A few years ago, I gave an interview about structured writing to a Swedish journalist. I talked (probably far too much) about consistency, modularity, content reuse and all the other goodies of structured writing.
She asked me, “But what about the writer? Isn’t it terribly boring, being all modular and consistent?”
My answer was – and still is – the following:
“When I am trying to make my new cable TV box work, manual in hand, desperately looking for the information I need – in that situation, nothing in the entire World concerns me less than how the writer felt when creating this manual!”
And that actually captures my message rather nicely:
I am not saying that writers having fun is bad, or that the content creation process should be ignored – not at all. We have to make it fun to write good content.

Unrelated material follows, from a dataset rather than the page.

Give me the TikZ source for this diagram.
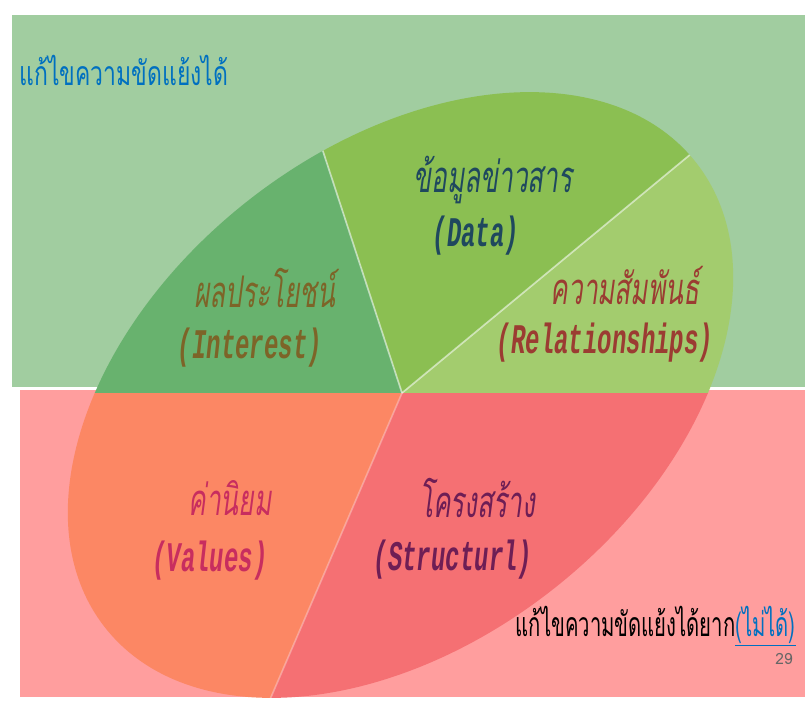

We have to make it as painless as possible to review and approve content and we have to dramatically improve our content processes.
But if a writer thinks it is more interesting to write a manual if he can use sophisticated words and sentences, thereby making life miserable for the reader (me, with the cable box manual in my hand), then we are missing the point.
And if internal efficiencies make the resulting content less relevant and less useable for the reader, then we are heading in the wrong direction.
For example, think of the owner’s manual for your new Legend Sublime SUV. If the manufacturer has bundled content for different models, engine sizes, engine types, and interior packages into one manual, the internal efficiencies have been used to suppress what the reader really needs.
So, never lose track of the ultimate reason for all of this work on content: “It’s the readers, stupid!”